Aim of the task >> Transcribe all the entries word for word, but omit the images.

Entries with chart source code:
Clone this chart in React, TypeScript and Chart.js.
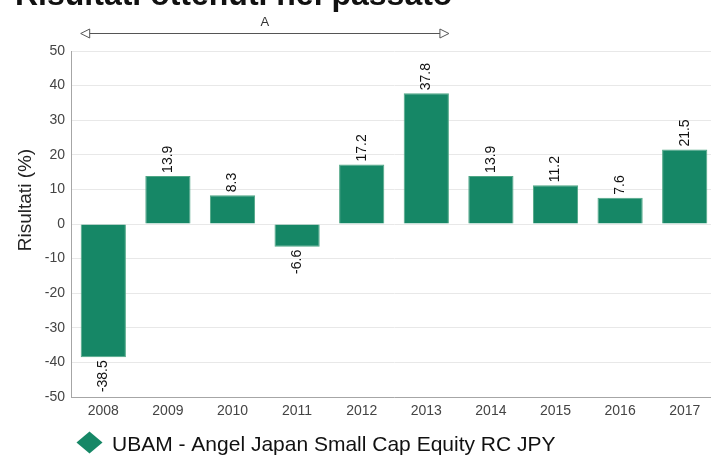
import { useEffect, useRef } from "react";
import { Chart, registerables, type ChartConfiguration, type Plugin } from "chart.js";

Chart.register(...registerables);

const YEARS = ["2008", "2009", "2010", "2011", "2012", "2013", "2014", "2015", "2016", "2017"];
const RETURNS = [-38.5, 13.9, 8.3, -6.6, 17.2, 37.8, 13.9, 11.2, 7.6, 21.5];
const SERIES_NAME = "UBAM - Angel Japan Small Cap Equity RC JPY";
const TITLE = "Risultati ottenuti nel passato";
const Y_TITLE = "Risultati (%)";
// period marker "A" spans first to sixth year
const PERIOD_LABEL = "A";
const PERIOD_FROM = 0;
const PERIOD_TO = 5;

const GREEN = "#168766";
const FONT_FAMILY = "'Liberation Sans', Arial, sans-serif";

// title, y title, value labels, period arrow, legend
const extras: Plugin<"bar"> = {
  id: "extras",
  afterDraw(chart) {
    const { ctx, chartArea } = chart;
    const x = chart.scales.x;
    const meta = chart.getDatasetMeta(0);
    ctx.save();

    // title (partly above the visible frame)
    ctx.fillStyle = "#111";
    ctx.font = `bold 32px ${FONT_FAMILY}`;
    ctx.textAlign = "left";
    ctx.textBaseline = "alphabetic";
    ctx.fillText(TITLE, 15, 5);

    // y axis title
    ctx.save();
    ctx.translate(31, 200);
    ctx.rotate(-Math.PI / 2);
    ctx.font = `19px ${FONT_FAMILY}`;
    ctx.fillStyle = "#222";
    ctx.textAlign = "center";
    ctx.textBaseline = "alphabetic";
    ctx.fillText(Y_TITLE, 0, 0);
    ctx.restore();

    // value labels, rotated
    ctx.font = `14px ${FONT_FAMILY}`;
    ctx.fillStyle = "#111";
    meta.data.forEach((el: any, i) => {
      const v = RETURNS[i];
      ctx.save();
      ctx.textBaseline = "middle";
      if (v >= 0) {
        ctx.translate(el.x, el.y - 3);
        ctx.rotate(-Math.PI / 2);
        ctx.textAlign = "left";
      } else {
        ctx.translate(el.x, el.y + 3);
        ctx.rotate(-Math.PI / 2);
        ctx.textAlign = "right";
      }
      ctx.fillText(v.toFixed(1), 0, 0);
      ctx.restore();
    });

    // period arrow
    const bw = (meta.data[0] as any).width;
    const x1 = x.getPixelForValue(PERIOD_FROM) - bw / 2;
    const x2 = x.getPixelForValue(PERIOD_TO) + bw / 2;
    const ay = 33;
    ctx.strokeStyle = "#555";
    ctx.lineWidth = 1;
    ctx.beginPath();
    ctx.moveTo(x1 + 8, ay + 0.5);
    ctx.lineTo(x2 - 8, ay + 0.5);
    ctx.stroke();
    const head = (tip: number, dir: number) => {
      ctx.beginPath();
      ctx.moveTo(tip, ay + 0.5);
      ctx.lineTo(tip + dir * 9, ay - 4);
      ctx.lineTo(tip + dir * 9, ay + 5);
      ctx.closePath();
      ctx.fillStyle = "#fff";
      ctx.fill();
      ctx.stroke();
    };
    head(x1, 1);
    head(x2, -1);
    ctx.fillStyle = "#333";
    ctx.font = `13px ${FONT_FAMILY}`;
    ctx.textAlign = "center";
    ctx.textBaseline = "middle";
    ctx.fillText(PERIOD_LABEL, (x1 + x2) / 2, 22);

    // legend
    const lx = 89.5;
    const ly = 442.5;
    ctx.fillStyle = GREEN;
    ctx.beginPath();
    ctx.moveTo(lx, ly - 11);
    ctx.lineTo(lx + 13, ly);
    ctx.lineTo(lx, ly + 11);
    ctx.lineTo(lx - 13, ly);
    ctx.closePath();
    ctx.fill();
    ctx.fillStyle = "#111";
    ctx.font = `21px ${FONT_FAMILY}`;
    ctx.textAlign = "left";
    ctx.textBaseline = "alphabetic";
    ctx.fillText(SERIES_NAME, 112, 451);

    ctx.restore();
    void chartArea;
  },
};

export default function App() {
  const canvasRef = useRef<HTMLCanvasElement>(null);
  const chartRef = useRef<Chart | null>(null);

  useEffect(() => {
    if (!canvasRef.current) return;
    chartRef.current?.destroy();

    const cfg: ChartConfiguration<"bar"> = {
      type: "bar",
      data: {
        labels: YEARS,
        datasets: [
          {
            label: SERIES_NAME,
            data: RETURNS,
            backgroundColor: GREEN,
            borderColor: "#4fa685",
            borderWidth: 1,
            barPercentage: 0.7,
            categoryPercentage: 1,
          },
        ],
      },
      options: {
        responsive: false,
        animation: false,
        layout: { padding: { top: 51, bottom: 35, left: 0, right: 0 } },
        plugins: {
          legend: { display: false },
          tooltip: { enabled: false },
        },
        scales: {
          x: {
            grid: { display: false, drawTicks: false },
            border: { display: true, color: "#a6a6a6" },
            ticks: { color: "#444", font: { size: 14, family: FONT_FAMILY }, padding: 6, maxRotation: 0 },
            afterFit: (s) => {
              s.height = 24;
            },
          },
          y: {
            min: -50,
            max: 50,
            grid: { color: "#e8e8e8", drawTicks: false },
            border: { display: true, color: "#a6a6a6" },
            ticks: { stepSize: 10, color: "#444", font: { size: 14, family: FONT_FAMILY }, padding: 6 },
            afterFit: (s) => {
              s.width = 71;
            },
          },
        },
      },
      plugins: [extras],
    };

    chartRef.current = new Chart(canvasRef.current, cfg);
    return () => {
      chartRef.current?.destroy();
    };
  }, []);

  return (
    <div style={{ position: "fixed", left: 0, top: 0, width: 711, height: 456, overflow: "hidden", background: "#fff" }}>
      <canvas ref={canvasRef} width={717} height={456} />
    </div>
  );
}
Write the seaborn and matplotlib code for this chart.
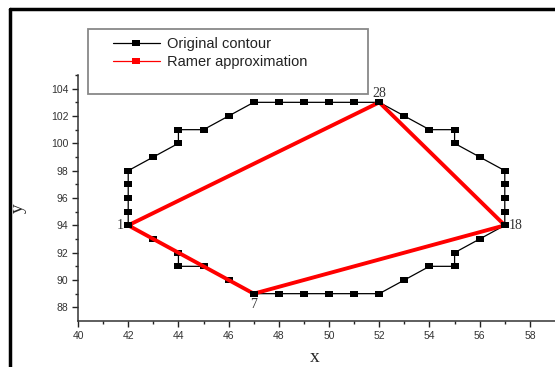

Output below >>
Clone this chart in React, TypeScript and Chart.js.
import { useEffect, useRef } from "react";
import { Chart, registerables, type ChartConfiguration, type Plugin } from "chart.js";

Chart.register(...registerables);

const YEARS = ["2008", "2009", "2010", "2011", "2012", "2013", "2014", "2015", "2016", "2017"];
const RETURNS = [-38.5, 13.9, 8.3, -6.6, 17.2, 37.8, 13.9, 11.2, 7.6, 21.5];
const SERIES_NAME = "UBAM - Angel Japan Small Cap Equity RC JPY";
const TITLE = "Risultati ottenuti nel passato";
const Y_TITLE = "Risultati (%)";
// period marker "A" spans first to sixth year
const PERIOD_LABEL = "A";
const PERIOD_FROM = 0;
const PERIOD_TO = 5;

const GREEN = "#168766";
const FONT_FAMILY = "'Liberation Sans', Arial, sans-serif";

// title, y title, value labels, period arrow, legend
const extras: Plugin<"bar"> = {
  id: "extras",
  afterDraw(chart) {
    const { ctx, chartArea } = chart;
    const x = chart.scales.x;
    const meta = chart.getDatasetMeta(0);
    ctx.save();

    // title (partly above the visible frame)
    ctx.fillStyle = "#111";
    ctx.font = `bold 32px ${FONT_FAMILY}`;
    ctx.textAlign = "left";
    ctx.textBaseline = "alphabetic";
    ctx.fillText(TITLE, 15, 5);

    // y axis title
    ctx.save();
    ctx.translate(31, 200);
    ctx.rotate(-Math.PI / 2);
    ctx.font = `19px ${FONT_FAMILY}`;
    ctx.fillStyle = "#222";
    ctx.textAlign = "center";
    ctx.textBaseline = "alphabetic";
    ctx.fillText(Y_TITLE, 0, 0);
    ctx.restore();

    // value labels, rotated
    ctx.font = `14px ${FONT_FAMILY}`;
    ctx.fillStyle = "#111";
    meta.data.forEach((el: any, i) => {
      const v = RETURNS[i];
      ctx.save();
      ctx.textBaseline = "middle";
      if (v >= 0) {
        ctx.translate(el.x, el.y - 3);
        ctx.rotate(-Math.PI / 2);
        ctx.textAlign = "left";
      } else {
        ctx.translate(el.x, el.y + 3);
        ctx.rotate(-Math.PI / 2);
        ctx.textAlign = "right";
      }
      ctx.fillText(v.toFixed(1), 0, 0);
      ctx.restore();
    });

    // period arrow
    const bw = (meta.data[0] as any).width;
    const x1 = x.getPixelForValue(PERIOD_FROM) - bw / 2;
    const x2 = x.getPixelForValue(PERIOD_TO) + bw / 2;
    const ay = 33;
    ctx.strokeStyle = "#555";
    ctx.lineWidth = 1;
    ctx.beginPath();
    ctx.moveTo(x1 + 8, ay + 0.5);
    ctx.lineTo(x2 - 8, ay + 0.5);
    ctx.stroke();
    const head = (tip: number, dir: number) => {
      ctx.beginPath();
      ctx.moveTo(tip, ay + 0.5);
      ctx.lineTo(tip + dir * 9, ay - 4);
      ctx.lineTo(tip + dir * 9, ay + 5);
      ctx.closePath();
      ctx.fillStyle = "#fff";
      ctx.fill();
      ctx.stroke();
    };
    head(x1, 1);
    head(x2, -1);
    ctx.fillStyle = "#333";
    ctx.font = `13px ${FONT_FAMILY}`;
    ctx.textAlign = "center";
    ctx.textBaseline = "middle";
    ctx.fillText(PERIOD_LABEL, (x1 + x2) / 2, 22);

    // legend
    const lx = 89.5;
    const ly = 442.5;
    ctx.fillStyle = GREEN;
    ctx.beginPath();
    ctx.moveTo(lx, ly - 11);
    ctx.lineTo(lx + 13, ly);
    ctx.lineTo(lx, ly + 11);
    ctx.lineTo(lx - 13, ly);
    ctx.closePath();
    ctx.fill();
    ctx.fillStyle = "#111";
    ctx.font = `21px ${FONT_FAMILY}`;
    ctx.textAlign = "left";
    ctx.textBaseline = "alphabetic";
    ctx.fillText(SERIES_NAME, 112, 451);

    ctx.restore();
    void chartArea;
  },
};

export default function App() {
  const canvasRef = useRef<HTMLCanvasElement>(null);
  const chartRef = useRef<Chart | null>(null);

  useEffect(() => {
    if (!canvasRef.current) return;
    chartRef.current?.destroy();

    const cfg: ChartConfiguration<"bar"> = {
      type: "bar",
      data: {
        labels: YEARS,
        datasets: [
          {
            label: SERIES_NAME,
            data: RETURNS,
            backgroundColor: GREEN,
            borderColor: "#4fa685",
            borderWidth: 1,
            barPercentage: 0.7,
            categoryPercentage: 1,
          },
        ],
      },
      options: {
        responsive: false,
        animation: false,
        layout: { padding: { top: 51, bottom: 35, left: 0, right: 0 } },
        plugins: {
          legend: { display: false },
          tooltip: { enabled: false },
        },
        scales: {
          x: {
            grid: { display: false, drawTicks: false },
            border: { display: true, color: "#a6a6a6" },
            ticks: { color: "#444", font: { size: 14, family: FONT_FAMILY }, padding: 6, maxRotation: 0 },
            afterFit: (s) => {
              s.height = 24;
            },
          },
          y: {
            min: -50,
            max: 50,
            grid: { color: "#e8e8e8", drawTicks: false },
            border: { display: true, color: "#a6a6a6" },
            ticks: { stepSize: 10, color: "#444", font: { size: 14, family: FONT_FAMILY }, padding: 6 },
            afterFit: (s) => {
              s.width = 71;
            },
          },
        },
      },
      plugins: [extras],
    };

    chartRef.current = new Chart(canvasRef.current, cfg);
    return () => {
      chartRef.current?.destroy();
    };
  }, []);

  return (
    <div style={{ position: "fixed", left: 0, top: 0, width: 711, height: 456, overflow: "hidden", background: "#fff" }}>
      <canvas ref={canvasRef} width={717} height={456} />
    </div>
  );
}
Write the seaborn and matplotlib code for this chart.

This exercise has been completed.